Dejamos ya claro la semana pasada que el número de los necios es infinito , y hoy tenemos una oportunidad perfecta para seguir ahondando en el propio concepto de la necedad. Nuestro invitado de esta semana es el necio Juan Carlos Monedero (Madrid, 12 de enero de 1963), de profesión politólogo y de vocación salvapatrias.
Solo con la profesión ya llevaría bastantes puntos, puesto que dedicar la vida a estudiar la teoría y práctica de los sistemas y comportamientos políticos, habiendo actividades mucho más gratificantes y entretenidas, como ver secarse la pintura, es para hacerse un chequeo. Pero como el ser humano varón jamás alcanza la adultez mental antes de los 35 años (muchos, por desgracia, tardan el doble), es precipitado juzgar como necio a un hombre por la elección de sus estudios o su carrera, que siempre se realiza antes de tener juicio para poco más que para abrir una lata de espárragos, tunear el coche o cortarse el pelo con un orinal.
Servidor de ustedes, que de las ciencias políticas solamente está interesado en el día en que hagan un psicotécnico antes de permitir votar, no tiene nada contra los politólogos. Me empiezo a preocupar más cuando los politólogos dejan de estudiar desde fuera y se lanzan al ruedo. Es el equivalente científico de un estudioso de los bonobos lanzándose desde lo alto de su atalaya de observación al centro de un claro congoleño para copular y arrojarse heces con los simpáticos primates. Observar las cacas volar desde una distancia prudencial y ponerse a tiro de cholcha (o de chorra) de un Pan Montoribus son dos juegos completamente distintos. Para el segundo, hay que estar definitivamente mermado de todo sentido común o dotado de una jeta de adamantium, bolsillos hambrientos y una escasez de vergüenza comparable a la de la Gran Hambruna Irlandesa de 1845.
¿Por qué cambiar el mundo cuando puedes cambiar la encimera de la cocina?
Dedicarse a la política es actividad sospechosa, ya que hay que ser un ladrón o un insensato. O bien lo haces por lucro personal, lo cual es respetable mientras no te pillen, o bien lo haces porque quieres cambiar el mundo, lo cual es aún más sospechoso. ¿Por qué quieres cambiar el mundo? ¿No te vale con cambiar la encimera de la cocina? En Ikea las hay por metros, muy baratas, y de paso puedes practicar con tu pareja toda la emoción de un debate parlamentario, sobre todo si vas un sábado por la tarde. ¿Es por el poder?
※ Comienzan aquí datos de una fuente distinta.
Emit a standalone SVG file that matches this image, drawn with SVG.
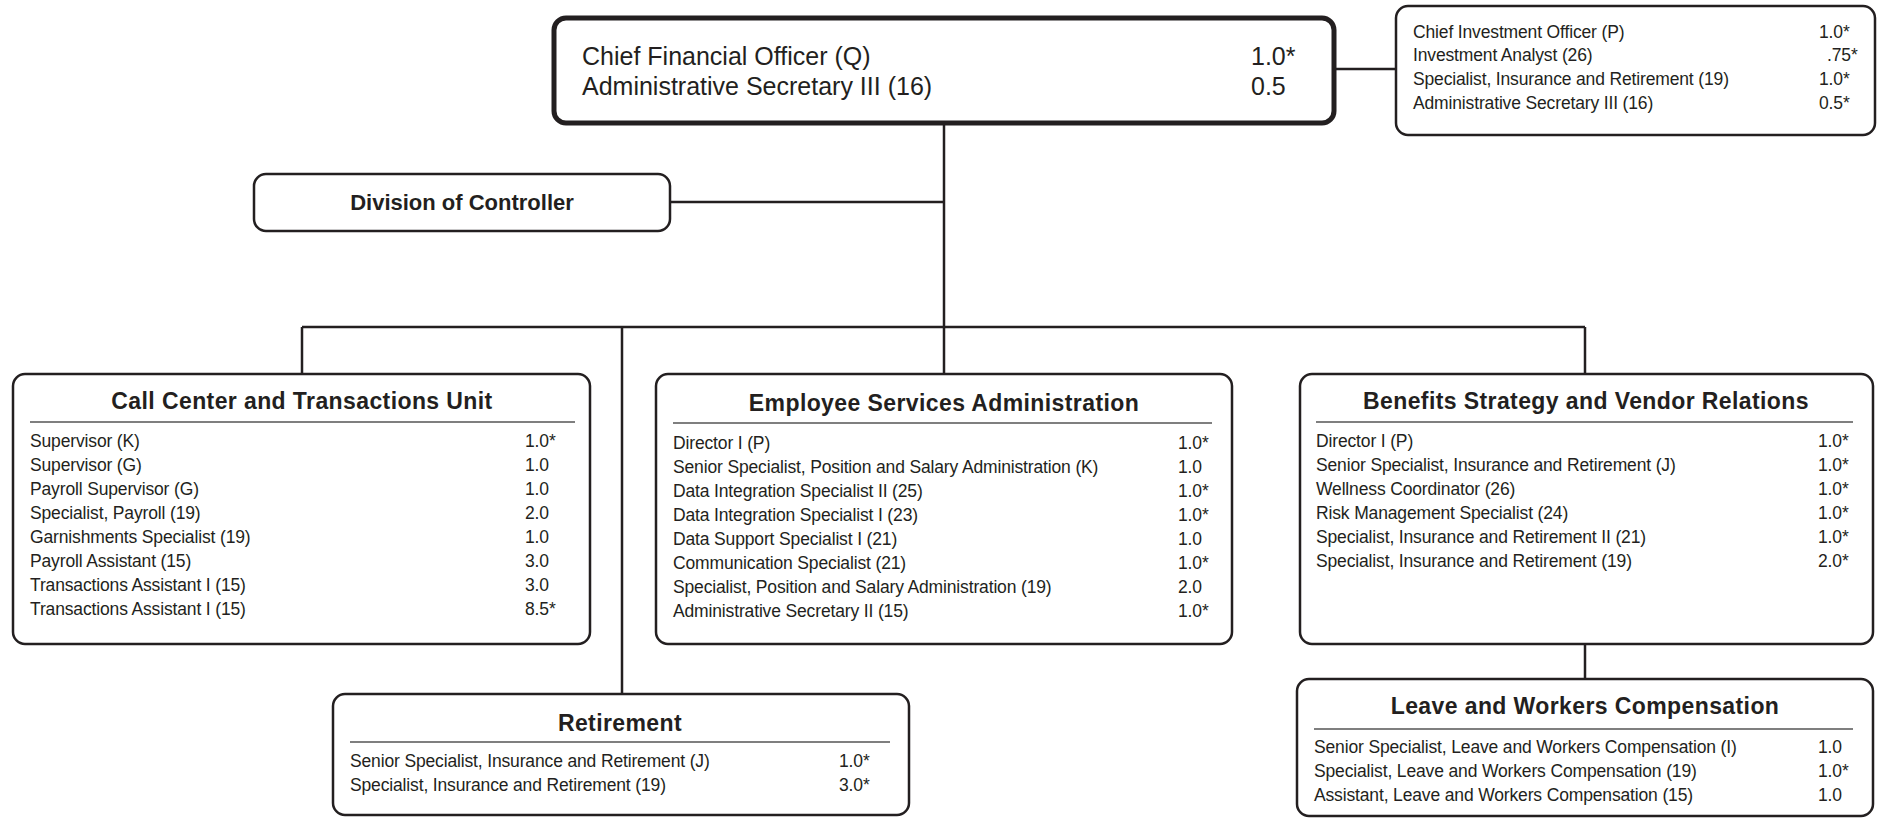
<svg xmlns="http://www.w3.org/2000/svg" width="1885" height="819" viewBox="0 0 1885 819">
<style>
.box{fill:#fff;stroke:#231f20;stroke-width:2.5}
.cfo{fill:#fff;stroke:#231f20;stroke-width:5}
.con{fill:none;stroke:#231f20;stroke-width:2.5}
.sep{stroke:#555;stroke-width:1.5}
text{font-family:"Liberation Sans Narrow","Liberation Sans",sans-serif;font-stretch:condensed;fill:#231f20}
.t{font-size:17.5px;letter-spacing:-0.15px}
.big{font-size:25px}
.h{font-size:23px;font-weight:bold;text-anchor:middle;letter-spacing:0.4px}
</style>
<rect width="1885" height="819" fill="#fff"/>
<g id="connectors">
<path class="con" d="M1334 69H1396"/>
<path class="con" d="M944 123V374"/>
<path class="con" d="M670 202H944"/>
<path class="con" d="M302 327H1585"/>
<path class="con" d="M302 327V374"/>
<path class="con" d="M622 327V694"/>
<path class="con" d="M1585 327V374"/>
<path class="con" d="M1585 644V679"/>
</g>
<g id="cfo">
<rect class="cfo" x="554" y="18" width="780" height="105" rx="12"/>
<text class="big" x="582" y="65">Chief Financial Officer (Q)</text>
<text class="big" x="582" y="95">Administrative Secretary III (16)</text>
<text class="big" x="1251" y="65">1.0*</text>
<text class="big" x="1251" y="95">0.5</text>
</g>
<g id="investment">
<rect class="box" x="1396" y="6" width="479" height="129" rx="12"/>
<text class="t" x="1413" y="38">Chief Investment Officer (P)</text>
<text class="t" x="1413" y="61">Investment Analyst (26)</text>
<text class="t" x="1413" y="85">Specialist, Insurance and Retirement (19)</text>
<text class="t" x="1413" y="109">Administrative Secretary III (16)</text>
<text class="t" x="1819" y="38">1.0*</text>
<text class="t" x="1827" y="61">.75*</text>
<text class="t" x="1819" y="85">1.0*</text>
<text class="t" x="1819" y="109">0.5*</text>
</g>
<g id="controller">
<rect class="box" x="254" y="174" width="416" height="57" rx="12"/>
<text class="h" x="462" y="210" style="font-size:22px;letter-spacing:0">Division of Controller</text>
</g>
<g id="callcenter">
<rect class="box" x="13" y="374" width="577" height="270" rx="12"/>
<text class="h" x="302" y="409">Call Center and Transactions Unit</text>
<line class="sep" x1="30" y1="422" x2="575" y2="422"/>
<text class="t" x="30" y="447">Supervisor (K)</text>
<text class="t" x="30" y="471">Supervisor (G)</text>
<text class="t" x="30" y="495">Payroll Supervisor (G)</text>
<text class="t" x="30" y="519">Specialist, Payroll (19)</text>
<text class="t" x="30" y="543">Garnishments Specialist (19)</text>
<text class="t" x="30" y="567">Payroll Assistant (15)</text>
<text class="t" x="30" y="591">Transactions Assistant I (15)</text>
<text class="t" x="30" y="615">Transactions Assistant I (15)</text>
<text class="t" x="525" y="447">1.0*</text>
<text class="t" x="525" y="471">1.0</text>
<text class="t" x="525" y="495">1.0</text>
<text class="t" x="525" y="519">2.0</text>
<text class="t" x="525" y="543">1.0</text>
<text class="t" x="525" y="567">3.0</text>
<text class="t" x="525" y="591">3.0</text>
<text class="t" x="525" y="615">8.5*</text>
</g>
<g id="esa">
<rect class="box" x="656" y="374" width="576" height="270" rx="12"/>
<text class="h" x="944" y="411">Employee Services Administration</text>
<line class="sep" x1="673" y1="423" x2="1212" y2="423"/>
<text class="t" x="673" y="449">Director I (P)</text>
<text class="t" x="673" y="473">Senior Specialist, Position and Salary Administration (K)</text>
<text class="t" x="673" y="497">Data Integration Specialist II (25)</text>
<text class="t" x="673" y="521">Data Integration Specialist I (23)</text>
<text class="t" x="673" y="545">Data Support Specialist I (21)</text>
<text class="t" x="673" y="569">Communication Specialist (21)</text>
<text class="t" x="673" y="593">Specialist, Position and Salary Administration (19)</text>
<text class="t" x="673" y="617">Administrative Secretary II (15)</text>
<text class="t" x="1178" y="449">1.0*</text>
<text class="t" x="1178" y="473">1.0</text>
<text class="t" x="1178" y="497">1.0*</text>
<text class="t" x="1178" y="521">1.0*</text>
<text class="t" x="1178" y="545">1.0</text>
<text class="t" x="1178" y="569">1.0*</text>
<text class="t" x="1178" y="593">2.0</text>
<text class="t" x="1178" y="617">1.0*</text>
</g>
<g id="benefits">
<rect class="box" x="1300" y="374" width="573" height="270" rx="12"/>
<text class="h" x="1586" y="409">Benefits Strategy and Vendor Relations</text>
<line class="sep" x1="1316" y1="422" x2="1853" y2="422"/>
<text class="t" x="1316" y="447">Director I (P)</text>
<text class="t" x="1316" y="471">Senior Specialist, Insurance and Retirement (J)</text>
<text class="t" x="1316" y="495">Wellness Coordinator (26)</text>
<text class="t" x="1316" y="519">Risk Management Specialist (24)</text>
<text class="t" x="1316" y="543">Specialist, Insurance and Retirement II (21)</text>
<text class="t" x="1316" y="567">Specialist, Insurance and Retirement (19)</text>
<text class="t" x="1818" y="447">1.0*</text>
<text class="t" x="1818" y="471">1.0*</text>
<text class="t" x="1818" y="495">1.0*</text>
<text class="t" x="1818" y="519">1.0*</text>
<text class="t" x="1818" y="543">1.0*</text>
<text class="t" x="1818" y="567">2.0*</text>
</g>
<g id="retirement">
<rect class="box" x="333" y="694" width="576" height="121" rx="12"/>
<text class="h" x="620" y="731">Retirement</text>
<line class="sep" x1="350" y1="742" x2="890" y2="742"/>
<text class="t" x="350" y="767">Senior Specialist, Insurance and Retirement (J)</text>
<text class="t" x="350" y="791">Specialist, Insurance and Retirement (19)</text>
<text class="t" x="839" y="767">1.0*</text>
<text class="t" x="839" y="791">3.0*</text>
</g>
<g id="leave">
<rect class="box" x="1297" y="679" width="576" height="137" rx="12"/>
<text class="h" x="1585" y="714">Leave and Workers Compensation</text>
<line class="sep" x1="1314" y1="729" x2="1853" y2="729"/>
<text class="t" x="1314" y="753">Senior Specialist, Leave and Workers Compensation (I)</text>
<text class="t" x="1314" y="777">Specialist, Leave and Workers Compensation (19)</text>
<text class="t" x="1314" y="801">Assistant, Leave and Workers Compensation (15)</text>
<text class="t" x="1818" y="753">1.0</text>
<text class="t" x="1818" y="777">1.0*</text>
<text class="t" x="1818" y="801">1.0</text>
</g>
</svg>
Si es por el poder, apañado vas. La carrera que tenías que haber elegido era Económicas, especialidad Administración Bancaria, o haberte colocado en forma espérmica en los testículos de Emilio Botín hace cuatro décadas, para asegurar. ¿Es por ver tu foto en carteles pegados por toda la ciudad? En ese caso haberte hecho cantante de electro latino, que además tienes la ventaja de que los pegan todos los veranos, no una vez cada cuatro años. ¿Es por el dinero? ¿Tú has visto lo que gana un político HONRADO? Nadie válido, inteligente, cuerdo y honrado se dedica a la política.
Así que, Juan Carlos Monedero era un insensato cuando saltó al ruedo a tomar el cielo por complementarias. De la mano de su amigo Pablo, su fiel escudero (o era al revés), amparados por la idea de la revolución gloriosa bolivariana antiimperialista democrática, que garantice la autonomía nacional, autosostenible, ética y equitativa. No sé si fue antes o después del salto que Juan Carlos Monedero se dio cuenta de que aquí no había nada que repartir al pueblo mas que aquello que del mismo pueblo salía, y que el único petróleo que puede hallarse en la piel de toro es el que uno mismo saca de sus propias narices tras inserción de índice. Cuando Monedero alzó la cabeza y abrió la boca para preguntarse en voz alta si había errado, ya tenía una hez del Pan Cebrianus en plena cara y la chorra inquisitiva del Pan Montoribus a mitad del recto.
Para cuando quiso darse cuenta de su necedad e intentó lanzar a su vez (en rueda de prensa tardía) unas cuantas heces a los maravillosos nuevos amiguitos que había hecho en el claro congoleño, Monedero ya había perdido la partida. Todo el mundo lo supo menos él, pues pocas veces el necio derrotado es el primero en enterarse.